EVolSplat: Efficient Volume-based Gaussian Splatting for Urban View Synthesis
Sheng Miao, Jiaxin Huang, Dongfeng Bai, Xu Yan, Hongyu Zhou, Yue Wang, Bingbing Liu, Andreas Geiger, Yiyi Liao
TL;DR
EVolSplat tackles the problem of slow, per-scene optimization in urban novel view synthesis by introducing a feed-forward, volume-based Gaussian splatting approach that operates in a unified global volume. It decouples foreground geometry and appearance from distant background via a generalizable hemisphere model, using a sparse 3D CNN to predict Gaussian primitives and an occlusion-aware image-based rendering module to recover high-frequency details; a depth-prior initialized global point cloud provides robust geometric priors.
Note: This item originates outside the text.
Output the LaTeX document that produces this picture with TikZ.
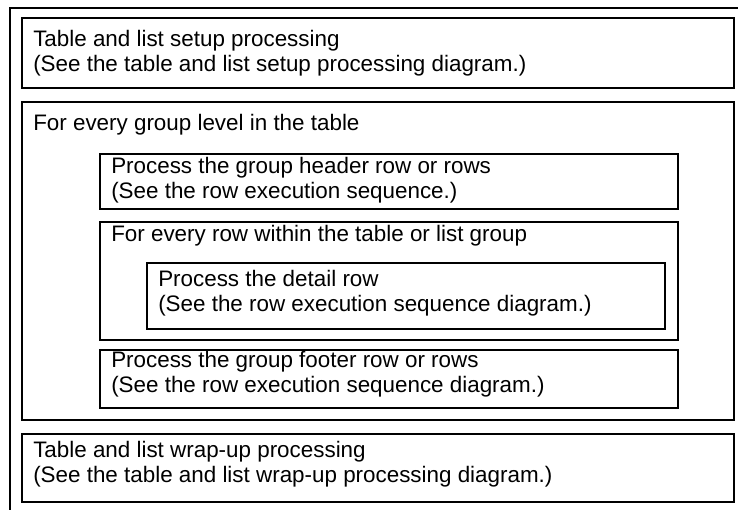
\documentclass[tikz,border=0pt]{standalone}
\usepackage{fontspec}
\setmainfont{Liberation Sans}
\usetikzlibrary{positioning}

\begin{document}
\begin{tikzpicture}[x=0.75pt, y=-0.75pt,
        box/.style={draw, rectangle, line width=1.5pt, anchor=north west, inner sep=0pt},
        txt/.style={anchor=base west, align=left, inner sep=0pt, font=\fontsize{16.8pt}{18.4pt}\selectfont}]
        \useasboundingbox (0,0) rectangle (738,510);

        % Outer frame
        \draw[line width=1.5pt] (738,8) -- (10,8) -- (10,510);

        % Boxes
        \node[box, minimum width=534pt, minimum height=52.5pt] (setup) at (21,17) {};
        \node[box, minimum width=534pt, minimum height=238.5pt] (group) at (21,101) {};
        \node[box, minimum width=433.5pt, minimum height=41.25pt] (header) at (99,153) {};
        \node[box, minimum width=433.5pt, minimum height=88.5pt] (rows) at (99,221) {};
        \node[box, minimum width=388.5pt, minimum height=49.5pt] (detail) at (146,262) {};
        \node[box, minimum width=433.5pt, minimum height=43.5pt] (footer) at (99,349) {};
        \node[box, minimum width=534pt, minimum height=51pt] (wrapup) at (21,433) {};

        % Texts (base = last line)
        \node[txt] (setupText) at ([shift={(12,54)}]setup.north west) {Table and list setup processing\\(See the table and list setup processing diagram.)};
        \node[txt] (groupText) at ([shift={(12,29)}]group.north west) {For every group level in the table};
        \node[txt] (headerText) at ([shift={(12,45)}]header.north west) {Process the group header row or rows\\(See the row execution sequence.)};
        \node[txt] (rowsText) at ([shift={(12,20.5)}]rows.north west) {For every row within the table or list group};
        \node[txt] (detailText) at ([shift={(12,49)}]detail.north west) {Process the detail row\\(See the row execution sequence diagram.)};
        \node[txt] (footerText) at ([shift={(12,43)}]footer.north west) {Process the group footer row or rows\\(See the row execution sequence diagram.)};
        \node[txt] (wrapupText) at ([shift={(12,49)}]wrapup.north west) {Table and list wrap-up processing\\(See the table and list wrap-up processing diagram.)};
    \end{tikzpicture}
\end{document}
The method employs a recursive offset refinement for Gaussian centers, an entropy-regularized training loss, and a background model to enable real-time rendering with competitive photorealism on KITTI-360 and Waymo, often outperforming both feed-forward and some optimization-based baselines. This work advances practical urban NVS by delivering fast, memory-efficient, generalizable reconstructions suitable for autonomous driving and related applications, while acknowledging limitations in dynamic scenes and distant background fidelity.
Abstract
Novel view synthesis of urban scenes is essential for autonomous driving-related applications.Existing NeRF and 3DGS-based methods show promising results in achieving photorealistic renderings but require slow, per-scene optimization. We introduce EVolSplat, an efficient 3D Gaussian Splatting model for urban scenes that works in a feed-forward manner. Unlike existing feed-forward, pixel-aligned 3DGS methods, which often suffer from issues like multi-view inconsistencies and duplicated content, our approach predicts 3D Gaussians across multiple frames within a unified volume using a 3D convolutional network. This is achieved by initializing 3D Gaussians with noisy depth predictions, and then refining their geometric properties in 3D space and predicting color based on 2D textures. Our model also handles distant views and the sky with a flexible hemisphere background model. This enables us to perform fast, feed-forward reconstruction while achieving real-time rendering. Experimental evaluations on the KITTI-360 and Waymo datasets show that our method achieves state-of-the-art quality compared to existing feed-forward 3DGS- and NeRF-based methods.